When I speak to parents about this issue, and simply state, no cellphones to bed, the floodgates open with comments from parents like:" but they use their phone as an alarm clock." or "I'll never be able to get their phone away from them." Hello...buy them an alarm clock, and who is in charge here?????
Getting your teen to accept that sleeping and cellphone use do not go together like two peas in a pod will be a challenge. Do a little homework first and look at your teen's phone bill. See if they are texting at night. If they are you have your ammunition, it they haven't been texting at night...yet, you are ahead of the game, cause it will happen. If you go into battle about this, you will make a difficult situation worse. Do not approach your teen with a " I'm taking your phone away at bedtime, you're not sleeping, its my phone, get over it!!! This will not engender cooperation. Instead use this "I get it" moment. I get how important it is for you to have your phone with you in bed.
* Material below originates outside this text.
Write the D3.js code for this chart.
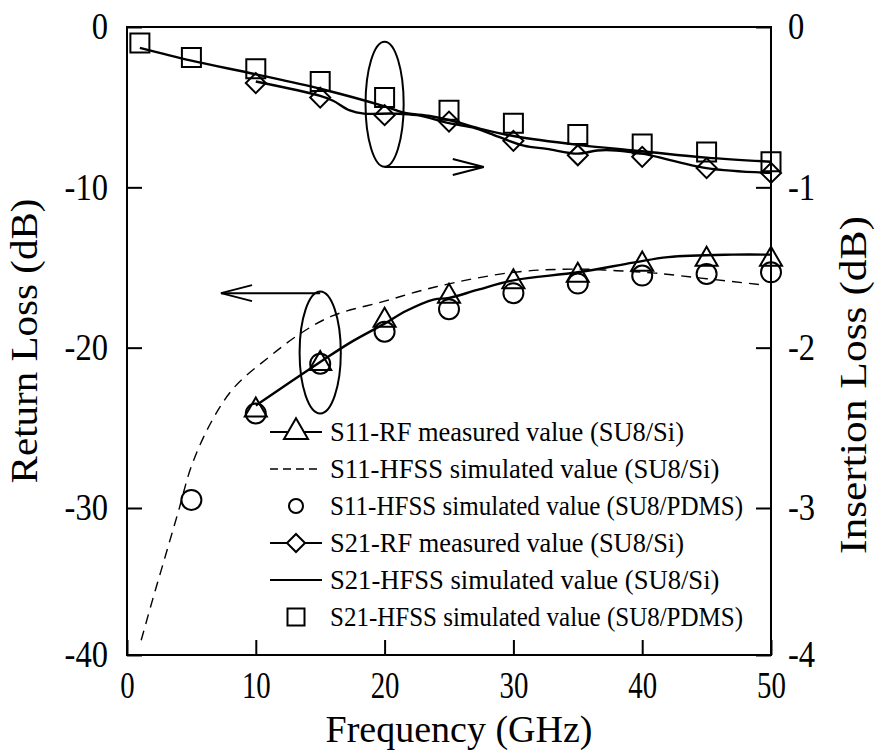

I know you always like to be a thumb away from all your friends in case they need you, or if something is going on that is a "must know." but here is the thing, you need to sleep, you need to give your brain a rest, and you need learn and develop confidence in your ability to get yourself to sleep. I know this will be an adjustment, but I have complete confidence in you." Expect resistance, anger, and hostility. It will not be a pretty sight. No need to get defensive, just understand from their point of view, give a little shoulder shrug, and you're done.
Cell phone companies now have a service for a few extra bucks a month that will disable the outgoing and incoming calls/texts for a specific period of time, like 11 PM to 6 AM for example. I recommend this approach rather than physically taking the phone away so as to avoid a power struggle like: "Time to put the phone to bed." and then from your teen, "oh please just a few more minutes..." And we know how that will go. And for your teens who say this is their alarm clock, they get their alarm clock.
Stand firm on this one, it is matter of health!